First, considering that COVID-19 began in winter, people’s activity and virus transmission mainly occur indoors. In China, the cities north of the Qinling Mountains-Huaihe River Line have central heating indoors in winter. Beijing is north of the Qinling Mountains-Huaihe River Line and Shanghai, Guangzhou, and Chengdu are south of the line. Therefore, the indoor temperature is probably much higher than the outdoor temperature in Beijing, while the indoor temperature may follow a similar pattern as the outdoor temperature in the other three cities. The indoor temperature is probably higher in Beijing than that in Shanghai, Guangzhou, and Chengdu. Although the indoor temperature and the outdoor temperature may have some association, it would be better if we could measure the indoor temperature directly. As for humidity, it has been found that outdoor absolute humidity can be more reliably used as a proxy for indoor exposure compared with relative humidity [43, 44]. Therefore, the correlation between R0 and absolute humidity may better reveal the situation indoors than relative humidity. Actually, the Pearson correlation coefficients between R0 and absolute humidity are larger than those between R0 and relative humidity, proving that the relationship is stronger for absolute humidity than relative humidity.

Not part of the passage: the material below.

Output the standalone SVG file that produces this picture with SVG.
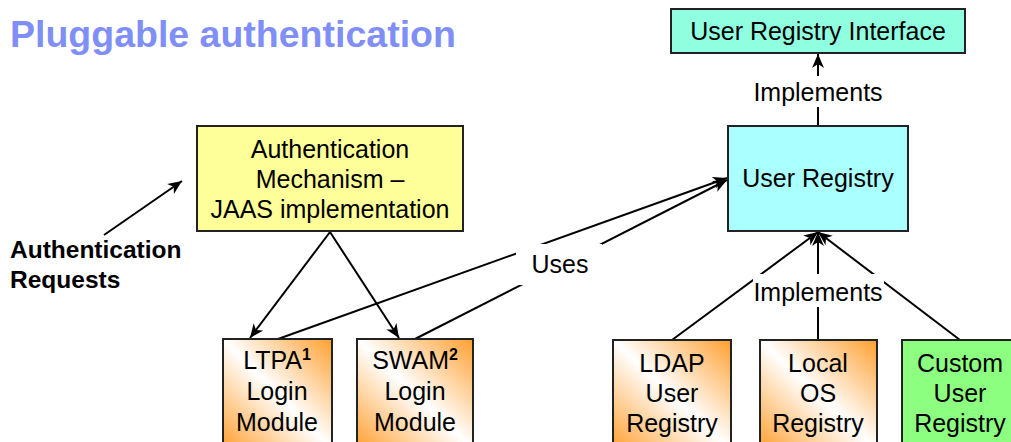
<svg xmlns="http://www.w3.org/2000/svg" width="1011" height="442" viewBox="0 0 1011 442">
<defs>
<linearGradient id="og" x1="1" y1="0" x2="0" y2="1">
<stop offset="0" stop-color="#ff9f2f"/>
<stop offset="0.5" stop-color="#ffffff"/>
<stop offset="1" stop-color="#ff9f2f"/>
</linearGradient>
<marker id="ah" markerUnits="userSpaceOnUse" markerWidth="15" markerHeight="12" refX="14" refY="6" orient="auto" overflow="visible">
<path d="M0,0 L14,6 L0,12 L4,6 z" fill="#000"/>
</marker>
<style>
.box{stroke:#222;stroke-width:2}
.t{font-family:"Liberation Sans",Arial,sans-serif;font-size:25px;fill:#000;text-anchor:middle}
.c{stroke:#000;stroke-width:2;fill:none}
.a{marker-end:url(#ah)}
.sup{font-weight:bold;font-size:16px}
</style>
</defs>
<rect width="1011" height="442" fill="#fff"/>
<text x="10" y="47" font-family="Liberation Sans, Arial, sans-serif" font-size="37.5" font-weight="bold" fill="#7f8ff7">Pluggable authentication</text>
<text font-family="Liberation Sans, Arial, sans-serif" font-size="24.5" font-weight="bold" fill="#000"><tspan x="10" y="258">Authentication</tspan><tspan x="10" y="288">Requests</tspan></text>

<g id="connectors">
<line class="c a" x1="104" y1="235" x2="182" y2="181"/>
<line class="c a" x1="330" y1="232" x2="250" y2="338"/>
<line class="c a" x1="330" y1="232" x2="399" y2="338"/>
<line class="c a" x1="278" y1="339" x2="727" y2="178"/>
<line class="c a" x1="415" y1="339" x2="727" y2="180"/>
<line class="c a" x1="818" y1="126" x2="818" y2="54"/>
<line class="c a" x1="672" y1="340" x2="818" y2="232"/>
<line class="c a" x1="818" y1="340" x2="818" y2="232"/>
<line class="c a" x1="960" y1="340" x2="818" y2="232"/>
<rect x="516" y="244" width="86" height="41" fill="#fff"/>
<text class="t" x="560" y="273">Uses</text>
<rect x="758" y="76" width="120" height="31" fill="#fff"/>
<text class="t" x="818" y="101">Implements</text>
<rect x="753" y="274" width="131" height="33" fill="#fff"/>
<text class="t" x="818" y="301">Implements</text>
</g>

<g id="auth-mechanism">
<rect class="box" x="197" y="126" width="266" height="105" fill="#ffff99"/>
<text class="t"><tspan x="330" y="158">Authentication</tspan><tspan x="330" y="188">Mechanism –</tspan><tspan x="330" y="218">JAAS implementation</tspan></text>
</g>
<g id="user-registry-interface">
<rect class="box" x="671" y="9" width="294" height="44" fill="#90ffe0"/>
<text class="t" x="818" y="40">User Registry Interface</text>
</g>
<g id="user-registry">
<rect class="box" x="728" y="126" width="180" height="105" fill="#aaffff"/>
<text class="t" x="818" y="187">User Registry</text>
</g>
<g id="ltpa">
<rect class="box" x="223" y="339" width="109" height="110" fill="url(#og)"/>
<text class="t"><tspan x="277" y="369">LTPA<tspan class="sup" dy="-9">1</tspan></tspan><tspan x="277" y="400">Login</tspan><tspan x="277" y="431">Module</tspan></text>
</g>
<g id="swam">
<rect class="box" x="357" y="339" width="116" height="110" fill="url(#og)"/>
<text class="t"><tspan x="415" y="369">SWAM<tspan class="sup" dy="-9">2</tspan></tspan><tspan x="415" y="400">Login</tspan><tspan x="415" y="431">Module</tspan></text>
</g>
<g id="ldap">
<rect class="box" x="613" y="340" width="118" height="110" fill="url(#og)"/>
<text class="t"><tspan x="672" y="372">LDAP</tspan><tspan x="672" y="402">User</tspan><tspan x="672" y="432">Registry</tspan></text>
</g>
<g id="local-os">
<rect class="box" x="760" y="340" width="117" height="110" fill="url(#og)"/>
<text class="t"><tspan x="818" y="372">Local</tspan><tspan x="818" y="402">OS</tspan><tspan x="818" y="432">Registry</tspan></text>
</g>
<g id="custom">
<rect class="box" x="902" y="340" width="116" height="110" fill="#8cff80"/>
<text class="t"><tspan x="960" y="372">Custom</tspan><tspan x="960" y="402">User</tspan><tspan x="960" y="432">Registry</tspan></text>
</g>
</svg>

Second, although Beijing, Shanghai, Guangzhou, and Chengdu are all first-tier cities in China with many similarities like buildings, there are some differences between Chengdu and the other cities that may help explain the positive correlation with relative humidity. Chengdu is located in the southwest of China, the west of Sichuan Basin and the hinterland of Chengdu Plain with a subtropical monsoon humid climate, different from Beijing which has a warm temperate semi-humid continental monsoon climate. The air is more humid in Chengdu than that in Beijing. The climate in Chengdu is similar to the subtropical monsoon climate in Shanghai and Guangzhou, but Chengdu is an inland city while Shanghai and Guangzhou are coastal cities.

Third, the effect of weather on COVID-19 is complicated. The joint distribution between weather and potential confounders should be taken into account. For example, population movement might trigger the transmission of COVID-19 [45]. As for the effects of interventions, we have plotted the time series of temperatures from January 24, 2020 to February 13, 2020 in Beijing, Shanghai, Guangzhou, and Chengdu in Additional file 1: Figure S1. It could be seen from the figure that the temperature kept fluctuating during this period. Considering that the strength of interventions was relatively steady without big fluctuations, which was different from the trends of temperature, perhaps the effects of interventions could be separated from the trends in temperature.

Conclusions

In this paper, we calculated and compared the basic reproduction number of COVID-19 in 11 major cities in China and analyzed its association with temperature and humidity in Beijing, Shanghai, Guangzhou, and Chengdu to find out the transmissibility of COVID-19 in different cities and its changing trend with the weather. We conclude that the spread of COVID-19 is most violent in Wuhan, Hubei Province and R0 negatively correlates with temperature, relative humidity, and absolute humidity. Therefore, effective action should be taken to control the transmission of COVID-19 especially in Hubei Province and the transmissibility is predicted to be reduced as the weather warms.